:: WORK REQUIRED ::
Give back exactly the lines from the beginning of the listing below to the line holding "from matplotlib.lines import Line2D", both ends included; the pictures stay out.
-------- COLLECTED DATA --------
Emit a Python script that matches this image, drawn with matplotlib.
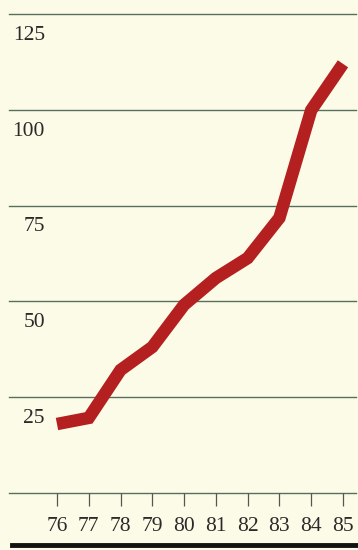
import numpy as np
import matplotlib
matplotlib.use("Agg")
import matplotlib.pyplot as plt
import matplotlib.transforms as mtrans
from matplotlib.lines import Line2D

# data
years = [76, 77, 78, 79, 80, 81, 82, 83, 84, 85]
values = [18.0, 19.6, 32.1, 38.1, 49.1, 56.1, 61.3, 71.8, 99.9, 112.0]
grid_vals = [0, 25, 50, 75, 100, 125]
ylabels = ["25", "50", "75", "100", "125"]

bg = "#fcfbe8"
plt.rcParams["font.family"] = ["Liberation Serif", "DejaVu Serif"]

fig = plt.figure(figsize=(3.58, 5.5), dpi=100, facecolor=bg)
ax = fig.add_axes([9/358, 1 - 493/550, (356 - 9)/358, (493 - 14)/550])
ax.set_facecolor(bg)

ax.set_xlim(74.49, 85.41)
ax.set_ylim(0, 125)

for v in grid_vals:
    ax.axhline(v, color="#56705c", lw=1.0, zorder=1, clip_on=False)

ax.plot(years, values, color="#b3201f", lw=9, solid_capstyle="butt",
        solid_joinstyle="miter", zorder=3, clip_on=False)

# y labels sit under their grid lines
off = mtrans.ScaledTranslation(0, -8.5/72, fig.dpi_scale_trans)
trans = mtrans.blended_transform_factory(ax.transAxes, ax.transData) + off
for v, lab in zip(grid_vals[1:], ylabels):
    ax.text(36/347, v, lab, transform=trans, ha="right", va="top",
            fontsize=15.5, color="#2a2a2a")

for s in ax.spines.values():
    s.set_visible(False)
ax.set_yticks([])
ax.set_xticks(years)
ax.set_xticklabels([str(y) for y in years], fontsize=15.5, color="#2a2a2a")
ax.tick_params(axis="x", direction="out", length=9, width=0.9,
               color="#555555", pad=8)

# heavy rule along the bottom
fig.add_artist(Line2D([12/358, 1.0], [1 - 545/550, 1 - 545/550],
                      transform=fig.transFigure, color="#121212", lw=3.5))

fig.savefig("out.png", dpi=100, facecolor=bg)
--------
:: FINISHED EXERCISE ::
Emit a Python script that matches this image, drawn with matplotlib.
import numpy as np
import matplotlib
matplotlib.use("Agg")
import matplotlib.pyplot as plt
import matplotlib.transforms as mtrans
from matplotlib.lines import Line2D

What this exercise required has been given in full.